The insureds filed suit, claiming that while the decision to deny coverage may be correct under North Carolina law and the terms of the policy, the more expansive definition of “underinsured” utilized by Pennsylvania should be applied, which would entitle the insureds to a greater amount of coverage. The insureds argued in the alternative that if Pennsylvania law did not apply, then the insurer misrepresented that nothing needed to be done to bring the policy into compliance with Pennsylvania law prior to the insureds’ move. The complaint set forth claims of; inter alia, breach of contract, and breach of fiduciary duty against the insurer and its agent. The claims against the agent were dismissed for lack of personal jurisdiction and the insurer moved to transfer venue from Pennsylvania to North Carolina.
After conducting a choice-of-law analysis, the court concluded that private factors weighed in favor of applying Pennsylvania law, as the insureds now reside in Pittsburgh and chose to litigate there. The court also found that public factors weighed in favor of Pennsylvania law, as no practical considerations existed that would suggest the case should be transferred.
The court ultimately decided that irrespective of the choice-of-law provision in the policy, Pennsylvania law should govern the policy terms as Pennsylvania had the most relevant contacts to the coverage dispute and the greatest interest in having its law applied.
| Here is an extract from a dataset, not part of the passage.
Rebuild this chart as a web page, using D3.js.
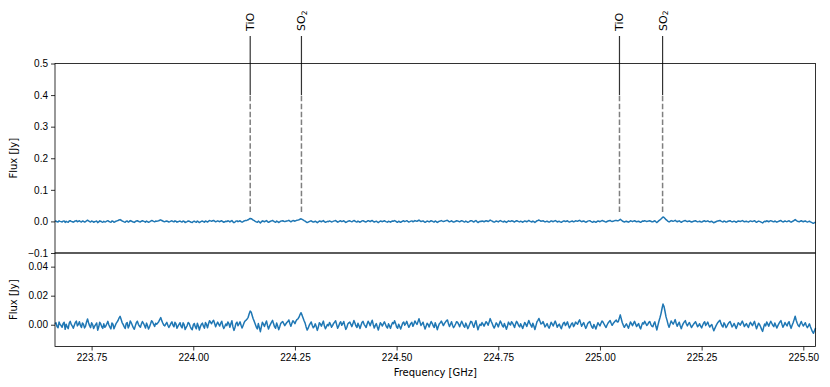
<!DOCTYPE html>
<html lang="en">
<head>
<meta charset="UTF-8">
<title>Spectrum</title>
<script src="https://d3js.org/d3.v7.min.js"></script>
<style>
  body { margin: 0; background: #fff; }
  svg { display: block; font-family: "DejaVu Sans", sans-serif; }
  .tick text { font-size: 10px; fill: #000; }
  .tick line { stroke: #000; stroke-width: 0.8; }
  .domain { display: none; }
</style>
</head>
<body>
<svg id="canvas"></svg>
<script>
// channel grid of the spectrum (GHz)
const freqStart = 223.66
const freqStep = 0.0025

// flux per channel (mJy)
const fluxMJy = [
  0.5, 1.3, -1.2, -2.1, 1.8, 0.2, -0.6, -1.8, 0.9, 1.6, -3.2, 0.4, -1.5, -2.7, 1.1, 2.3, 0.2, -0.9, -2.4, -0.3, 1.6, 2.5, -0.8, 0.3, 2.1, -0.5, -1.9, 1.2, 0.4, -2.2, -1.1, 1.9, 3.9, 1.4, -0.7, -2.0, 1.3, 0.1, -2.6, -1.0, 0.1, 1.2, -3.8, -1.6, 1.7, 0.5, -1.4, -2.5, 0.6, -1.8,
  -0.9, 0.7, 2.3, -0.2, -1.6, -2.9, 1.2, 0.3, -2.8, -1.1, 0.7, 1.8, 2.9, 4.6, 5.8, 3.7, 1.5, 0.2, -1.3, -2.6, 0.8, 1.5, -2.2, -0.6, 2.6, 1.3, -0.4, -2.0, -3.1, -0.8, 1.4, 2.4, 0.3, -0.9, -1.7, 0.6, 2.2, 1.0, -0.5, -2.3, 1.1, -0.7, -2.9, -1.4, 0.6, 2.8, 1.9, 0.2, -1.2, 1.0,
  0.4, 1.2, 2.1, 3.6, 4.9, 2.8, 1.2, -0.3, -0.8, 0.6, 1.6, -0.4, -1.9, -0.7, 0.9, 2.0, -0.3, -1.4, 1.7, 0.5, -2.4, -1.0, 0.2, 1.4, -1.1, -2.2, 1.3, 0.1, -3.3, -1.8, -0.6, 1.5, 0.8, -1.2, -2.7, -3.4, -0.2, 0.9, -1.5, -2.8, 1.0, -0.9, -3.6, -1.3, 0.3, 1.1, -1.0, -2.4, 1.5, 0.2,
  -2.1, 0.6, 2.8, 1.7, 0.7, 2.2, 3.1, 0.9, -1.4, 0.3, 1.8, 0.4, -0.9, 1.1, 2.4, -0.8, -2.6, -1.2, 0.5, -0.6, 1.9, 0.8, -1.8, 0.7, 2.7, -1.5, -3.9, -1.9, 0.9, 1.8, -0.7, 0.6, 2.0, -0.4, -2.3, -0.5, 1.4, 2.6, 3.2, 4.0, 5.1, 7.6, 9.4, 8.6, 6.2, 3.9, 2.3, 0.3, -1.6, -2.9,
  0.8, -2.0, -4.8, -1.3, 1.7, 0.4, -1.2, 0.9, 2.6, -0.5, -2.9, -1.0, 0.4, 1.8, 3.0, 0.6, -1.5, -2.4, 1.2, -0.8, -3.4, -1.5, 0.9, 1.6, 2.2, 0.7, -0.6, 0.5, 1.5, 2.2, 3.3, 0.8, -1.1, 1.0, 2.8, 1.9, 0.7, 2.5, 3.6, 4.1, 5.2, 7.0, 8.3, 6.6, 4.6, 2.7, 1.1, -1.5, -3.7, -2.4,
  -0.5, 0.8, 1.9, -0.3, -2.1, -1.2, 0.6, -1.4, -3.9, -1.7, 1.4, 0.5, -1.0, 0.8, 2.5, -0.9, -2.8, -1.3, 0.2, -0.7, 1.6, 0.3, -1.7, -0.6, 0.9, 1.8, 2.7, 0.1, -2.4, -1.0, 1.1, 2.0, -0.4, 0.7, 2.2, -0.6, -3.2, -1.9, 0.5, 1.3, 1.8, 0.2, -1.3, 0.6, 2.9, 1.2, -0.8, -1.9, 1.0, -0.7,
  -2.6, -0.4, 1.7, 2.3, 0.3, -0.8, -1.9, 0.5, 2.4, 1.1, -0.7, 1.4, 3.1, 0.2, -2.2, -0.6, 0.8, -1.5, -3.6, -1.1, 1.3, 0.4, -0.9, 0.7, 2.0, 0.3, -1.4, -2.3, 0.6, -0.8, -2.5, -0.2, 1.5, 0.7, 2.8, 0.9, -1.6, -2.4, 0.4, -1.2, -3.0, -0.9, 1.2, 1.9, -0.3, 0.8, 2.3, 0.1, -1.8, -0.5,
  0.9, 1.6, -1.1, 0.4, 2.6, 1.3, 0.2, 2.1, 4.1, 1.8, -0.5, 0.6, 1.7, -0.8, -2.9, -1.0, 1.0, 0.2, -1.6, 0.5, 2.2, 1.0, -0.8, -1.9, 1.4, -0.7, -3.4, -1.3, 0.7, 1.4, 2.5, 0.9, -0.6, 0.8, 1.8, 2.7, 3.3, 0.6, -1.2, 0.3, 2.0, -0.4, -2.0, -0.9, 0.5, 2.1, 1.6, 0.3, -1.4, 0.6,
  2.4, 0.8, -0.9, -1.7, 1.1, -0.5, -2.7, -1.3, 0.6, 2.3, 1.9, -0.2, -1.8, 0.9, 2.8, -0.6, -3.5, -1.2, 0.3, -0.5, 1.5, 0.4, -1.0, 0.6, 2.1, 1.2, -0.4, 1.8, 4.2, 2.4, 0.8, -1.0, -2.3, -0.6, 1.3, 0.2, -1.5, 0.7, 2.6, 1.1, -0.7, -1.6, 0.9, -1.0, -3.1, -0.9, 1.8, 0.5, -0.2, 2.0,
  1.2, -0.3, -1.9, 0.6, 2.3, 1.2, -0.6, -1.5, 0.7, -0.9, -2.6, -0.5, 1.6, 0.4, -1.2, 0.8, 2.9, 1.1, -0.3, -1.7, 1.0, -0.9, -3.3, -0.8, 1.9, 3.0, 4.3, 2.4, 0.5, 1.0, 2.2, 0.4, -1.5, -0.4, 0.8, -1.1, -2.4, -0.6, 1.7, 0.5, -0.9, 0.9, 2.5, 0.6, -1.7, -0.4, 0.4, -1.3, -2.8, -0.6,
  1.1, 1.7, -0.6, 0.5, 2.0, -0.4, -2.2, -0.8, 0.7, 1.2, -1.3, -0.2, 1.8, 1.0, 0.3, 2.2, 3.4, 1.1, -1.0, 0.4, 1.5, -0.6, -2.5, -1.1, 0.9, 1.7, 2.2, 0.1, -1.6, -2.4, 0.2, -1.2, -3.0, -0.7, 1.4, 0.3, -0.8, 1.0, 2.6, 1.8, 0.5, -0.8, -1.9, -0.2, 1.2, 2.1, 2.9, 1.0, -0.4, 0.8,
  1.7, 2.6, 3.2, 1.9, 2.1, 4.4, 6.8, 3.9, 1.4, -0.4, -1.8, -0.5, 0.6, -0.9, -2.4, -0.3, 1.9, 0.8, -0.7, 0.9, 2.3, 0.6, -1.2, -0.2, 0.8, -1.5, -2.9, -0.6, 1.3, 0.5, 2.4, 1.0, -0.5, 0.2, 1.6, 2.2, 0.3, -0.9, -1.4, 0.7, 2.0, -1.1, -3.6, -0.5, 2.4, 4.8, 7.5, 11.0, 14.2, 12.6,
  9.1, 5.4, 3.0, 0.2, -1.8, 0.4, 2.6, 1.5, 0.4, 1.9, 3.5, 0.8, -1.1, 0.6, 1.7, -0.9, -2.7, -0.6, 0.9, 2.0, 2.8, 0.5, -0.8, 0.7, 1.5, -0.3, -1.9, -0.8, 0.3, 1.2, 2.1, 0.4, -1.4, -0.6, 0.7, -1.0, -2.2, -0.4, 1.2, 2.0, -0.5, 0.6, 1.8, -0.2, -1.6, -0.5, 0.2, -2.3, -4.2, -2.5,
  -1.0, 0.4, 1.6, 2.4, 3.1, 0.9, -0.7, -1.6, 1.3, 0.2, -2.0, -0.9, 0.6, 1.5, 2.2, 0.3, -1.5, -0.4, 0.9, -0.8, -2.6, -0.7, 1.4, 0.6, -0.3, 1.1, 2.5, 0.8, -1.2, -0.2, 0.8, -0.6, -1.9, 0.2, 1.7, 0.5, -0.6, 0.9, 2.3, -0.4, -2.8, -0.9, 1.0, 0.1, -1.4, -3.2, -4.6, -1.8, 0.5, -0.8,
  1.9, 0.6, -1.1, 0.8, 2.4, 1.0, -0.4, -1.3, 1.2, -0.5, -2.3, -0.6, 0.7, 1.9, 2.8, 0.4, -1.7, -0.3, 1.5, 0.2, -0.8, 1.0, 2.1, -0.6, -2.5, -0.4, 1.3, 3.5, 5.8, 3.1, 1.0, -0.5, -1.3, 0.7, 2.2, 0.5, -0.9, 0.3, 1.4, -0.7, -2.0, -0.8, 0.6, -1.4, -3.1, -4.8, -5.9, -4.1, -2.2
]

// identified lines
const lineFreqs = [224.140, 224.266, 225.048, 225.154]
const lineMols = ["TiO", "SO", "TiO", "SO"]
const lineSubs = ["", "2", "", "2"]

// tick values
const xTicks = [223.75, 224.00, 224.25, 224.50, 224.75, 225.00, 225.25, 225.50]
const topTicks = [-0.1, 0.0, 0.1, 0.2, 0.3, 0.4, 0.5]
const bottomTicks = [0.00, 0.02, 0.04]

let width = 830
let height = 387
let left = 55
let right = 815.5
let topY0 = 63.5
let split = 253
let bottomY1 = 346.5

let svg = d3.select("#canvas").attr("width", width).attr("height", height)

let spectrum = fluxMJy.map((v, i) => ({ f: freqStart + i * freqStep, flux: v / 1000 }))

let xScale = d3.scaleLinear()
  .domain([d3.min(spectrum, d => d.f), d3.max(spectrum, d => d.f)])
  .range([left, right])

let yTop = d3.scaleLinear().domain([-0.1, 0.5]).range([split, topY0])
let yBottom = d3.scaleLinear().domain([-0.015, 0.0494]).range([bottomY1, split])

// spectrum in both panels
let drawSpectrum = (yScale) => {
  let line = d3.line().x(d => xScale(d.f)).y(d => yScale(d.flux))
  svg.append("path")
    .datum(spectrum)
    .attr("d", line)
    .attr("fill", "none")
    .attr("stroke", "#1f77b4")
    .attr("stroke-width", 1.5)
    .attr("stroke-linejoin", "round")
}
drawSpectrum(yTop)
drawSpectrum(yBottom)

// line markers: dashed inside the panel, solid up to the label
let markers = svg.append("g")
lineFreqs.forEach((f, i) => {
  let x = xScale(f)
  markers.append("line")
    .attr("x1", x).attr("x2", x)
    .attr("y1", yTop(0.03)).attr("y2", yTop(0.4))
    .attr("stroke", "#7f7f7f")
    .attr("stroke-width", 1.5)
    .attr("stroke-dasharray", "5.5,2.4")
  markers.append("line")
    .attr("x1", x).attr("x2", x)
    .attr("y1", yTop(0.4)).attr("y2", 36)
    .attr("stroke", "#333")
    .attr("stroke-width", 1.2)
  let t = markers.append("text")
    .attr("transform", "translate(" + x + ",31) rotate(-90)")
    .attr("dy", "0.36em")
    .attr("font-size", 11)
    .text(lineMols[i])
  if (lineSubs[i]) {
    t.append("tspan")
      .attr("font-size", 7.5)
      .attr("dy", "0.25em")
      .text(lineSubs[i])
  }
})

// frames
let frame = svg.append("g").attr("fill", "none").attr("stroke", "#000").attr("stroke-width", 0.8)
frame.append("rect").attr("x", left).attr("y", topY0).attr("width", right - left).attr("height", split - topY0)
frame.append("rect").attr("x", left).attr("y", split).attr("width", right - left).attr("height", bottomY1 - split)

// axes
svg.append("g")
  .attr("transform", "translate(" + left + ",0)")
  .call(d3.axisLeft(yTop).tickValues(topTicks).tickFormat(d3.format(".1f")).tickSize(4).tickPadding(3))

svg.append("g")
  .attr("transform", "translate(" + left + ",0)")
  .call(d3.axisLeft(yBottom).tickValues(bottomTicks).tickFormat(d3.format(".2f")).tickSize(4).tickPadding(3))

svg.append("g")
  .attr("transform", "translate(0," + bottomY1 + ")")
  .call(d3.axisBottom(xScale).tickValues(xTicks).tickFormat(d3.format(".2f")).tickSize(4).tickPadding(3))

// axis labels
svg.append("text")
  .attr("transform", "translate(17," + (topY0 + split) / 2 + ") rotate(-90)")
  .attr("text-anchor", "middle")
  .attr("font-size", 10)
  .text("Flux [Jy]")

svg.append("text")
  .attr("transform", "translate(17," + (split + bottomY1) / 2 + ") rotate(-90)")
  .attr("text-anchor", "middle")
  .attr("font-size", 10)
  .text("Flux [Jy]")

svg.append("text")
  .attr("x", (left + right) / 2)
  .attr("y", 376)
  .attr("text-anchor", "middle")
  .attr("font-size", 10)
  .text("Frequency [GHz]")
</script>
</body>
</html>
In view of that, the court refused to dismiss the breach of contract claim.
The court did dismiss the bad faith claim after noting that the Court of Appeals addressed almost identical allegations of bad faith under Pennsylvania law in another case and found that “the conduct alleged simply does not amount to bad faith.”
The breach of fiduciary duty claim that was plead in the alternative was also dismissed since the court determined that the insurer was required to provide excess coverage under the policy, and accordingly it could not be said that the insurer’s agent misrepresented the terms of the policy when the insureds contacted his office after they had moved to Pennsylvania.